The practical implication is this: an AI agent that makes autonomous claims decisions, or contributes materially to an underwriting outcome, must be explainable to regulators and to policyholders. It must have traceable decision logic. It must have defined human escalation paths. And ultimate accountability must remain with the insurance undertaking, not with the AI vendor or the model itself. That is not a constraint imposed on top of AI deployment; it is a design requirement that has to be built into it from the start.
Why most pilots stall
Legacy core systems in insurance were not built to expose the data that AI agents need at the latency they require. A claims agent that must wait 48 hours for a batch data feed to sync is not an agent; it is a workflow addition. Connecting agentic systems to live operational data requires integration work that most organisations underestimate, particularly in environments where the core platform is decades old and lightly documented.
The second stall point is accountability design. How does the human factor stay in the loop of AI-supported claims assessment? Who owns the output of an AI agent’s recommendation? How does a claims manager override it? How is that override logged, and what happens to the model when override rates exceed a threshold? These questions need answers before deployment, not after the first regulatory enquiry. EIOPA is explicit that human oversight must be ensured throughout the system lifecycle, with clear roles, escalation procedures and training in place.

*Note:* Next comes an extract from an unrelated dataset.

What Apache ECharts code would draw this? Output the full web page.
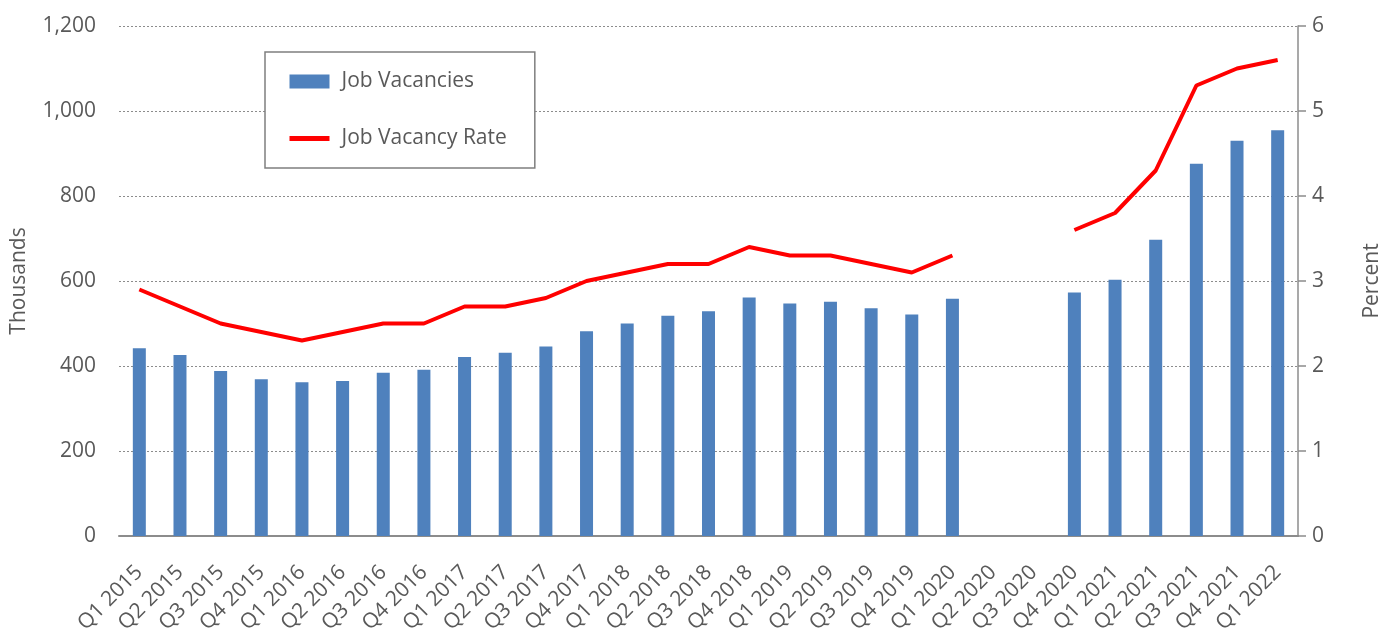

The third stall is cultural. Underwriters and claims professionals who have built careers on expert judgement do not readily cede decision authority to a system they do not understand. The most effective deployments treat AI agents as decision support infrastructure that makes the expert faster and better informed, rather than positioning them as replacements. That framing is not just softer; it produces better outcomes, because human judgement remains the crucial check on edge cases that no model handles well.
What good looks like
Insurers that have successfully scaled AI agents in operations share a few practices that are worth making explicit.
They built governance infrastructure before they built the agent. Model risk management frameworks, explainability tooling, audit logging and bias monitoring were in place and tested before any agent touched a live operational decision. This investment looked expensive at the pilot stage but looked prudent at the scale stage.

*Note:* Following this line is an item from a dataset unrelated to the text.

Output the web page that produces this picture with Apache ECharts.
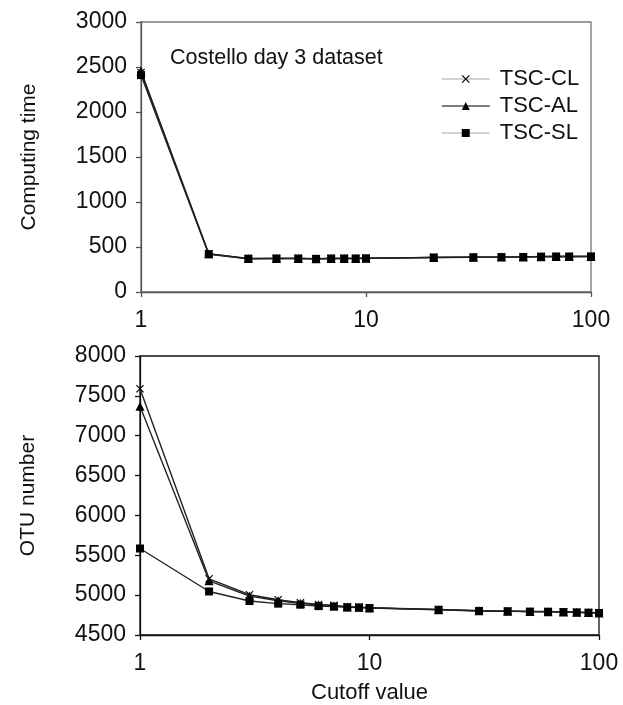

They treated data as a first-class dependency, not a problem to resolve later. The data pipelines feeding the agent were scoped, cleaned and documented with the same rigour as the model itself. In several cases, this triggered broader data quality programmes that proved valuable well beyond the AI initiative.
They staffed for the intersection. The teams that succeeded were neither pure AI teams nor pure insurance operations teams. They were hybrid groups with genuine expertise in both domains, capable of translating between the technical requirements of the model and the operational realities of the process it was embedded in. This kind of cross-functional capability is rare and tends to be the binding constraint.
Conclusion
The future of insurance operations will not be fully human nor fully autonomous. It will be collaborative, intelligent and increasingly driven by AI agents operating alongside experienced professionals.